Saturday, 20 December 2008

The Paramitas ~ The Perfections

The Paramitas, or perfections, are the skills for living that lead to freedom and happiness. Cultivating them is fundamental to practice. Each paramita is demonstrated by the Buddha in one of his past lives, which are retold in tales known as the Jatakas.

In the Theravada Tradition -

The First Paramita ~Dana in Pali, the paramita of giving, applies to both material and non-material things: service of all kinds, helping others, teaching the Dharma and most importantly, always giving ourselves wholeheartedly to what we are doing right now.
The Second Paramita~Sila (morality) means behaving well at all times, living according to ethical rules or precepts, restraint of the senses and passions, good manners, self discipline, courtesy, consideration and politeness.
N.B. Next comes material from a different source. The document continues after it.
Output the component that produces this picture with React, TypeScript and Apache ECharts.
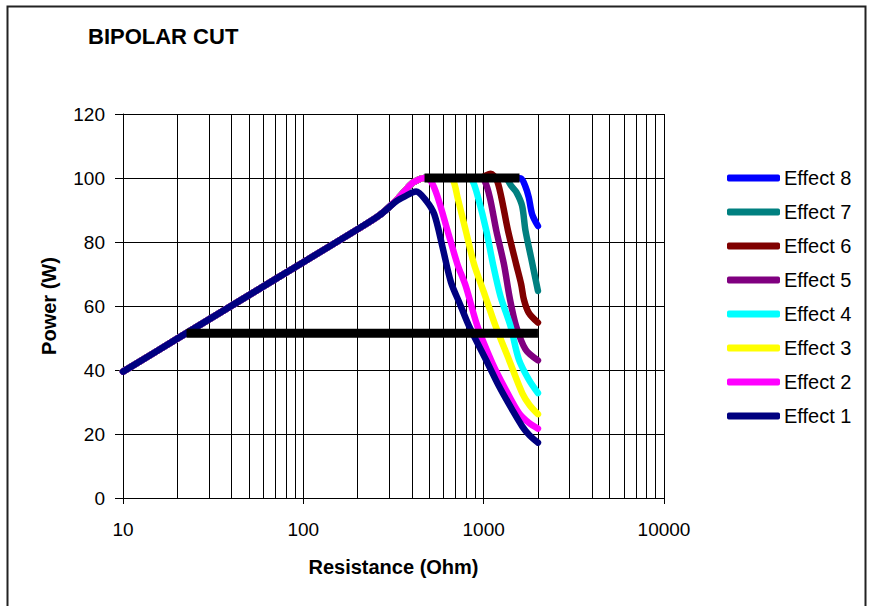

Sila is also used as a general term for the daily practice of sustained awareness and mindful actions.
The Third Paramita~The Buddha himself admitted that before he was enlightened his heart did not delight in the thought of giving up worldly pleasures. Eventually he realized it was because he had not yet experienced life without them. The practice of renunciation (nekkhama) reduces the pull that sensual experience has on us, leading to relief, freedom and genuine joy.
The Fourth Paramita~The paramita of wisdom ( panna in Pali) means seeing the true nature of things, no longer contaminated by personal bias. With wisdom we can then live in accordance with things as they are, and realize inner peace and the truth.
The Fifth Paramita~Energy (Viriya) encourages us to abandon laziness and procrastination. Fear of not getting what we want can make us unwilling to wholeheartedly give ourselves to life's challenges. Viriya counterects this fearful " I won't" and transforms the heart.
The Sixth Paramita~Patience (Khanti) is considered the means for overcoming anger, ill-will and hatred, maintaining inner peace and tranquillity, and tolerating the intolerable. Patience is one of the most written-about practices in all Buddhism: it calms the passions and, in doing so, diminishes our illusory sense of "I", "me" and "mine" and makes us flexible, tolerant and warm.
The Seventh Paramita~Truthfulness (Sacca) means both honesty with other people and truthfulness with oneself - being honest about what our hearts really long for and courageously pursuing this with the whole of ourselves. if we practise inconsistently, or simply because we desire praise, it will never produce real result.
The Eighth Paramita~To attain any goal we need determination. Resolution (adhitthana) is sometimes called the four determinations: for discernment, for truth, for relinquishment and for calm. This paramita is also concerned with perseverance, the commitment to keep going forward in order to reach freedom and happiness.
The Ninth Paramita~Loving kindness (metta) means "good will" in all our action. If in all circumstances we behave with our hearts uncomplicated by our own desires, sedning out good wishes and love to all being, our actions will be kind and helpful in the deepest sense.
The Tenth Paramita~Equanimity (upekkha) is not at all the same as indifference. it refers to imperturbability, ans is one of the divine states, or brahma viharas. It is also considered to be one of the step toward enlightenment. It is only when the "I" is truly vanquished that there is no fear, and all action then arises from that state of equanimity, fully aware and fully present and thus completely in keeping with the situation.

Meditation~Translated as dhyana in Sanskrit or jhaha in Pali, meditation is a paramita of the Mahayana (Northern) tradition. Meditation simply means to cultivate and develop calm and peaceful awareness, concentration and insight. Eventually, sincere and dedicated practice can lead to the ultimate goal of enlightenment.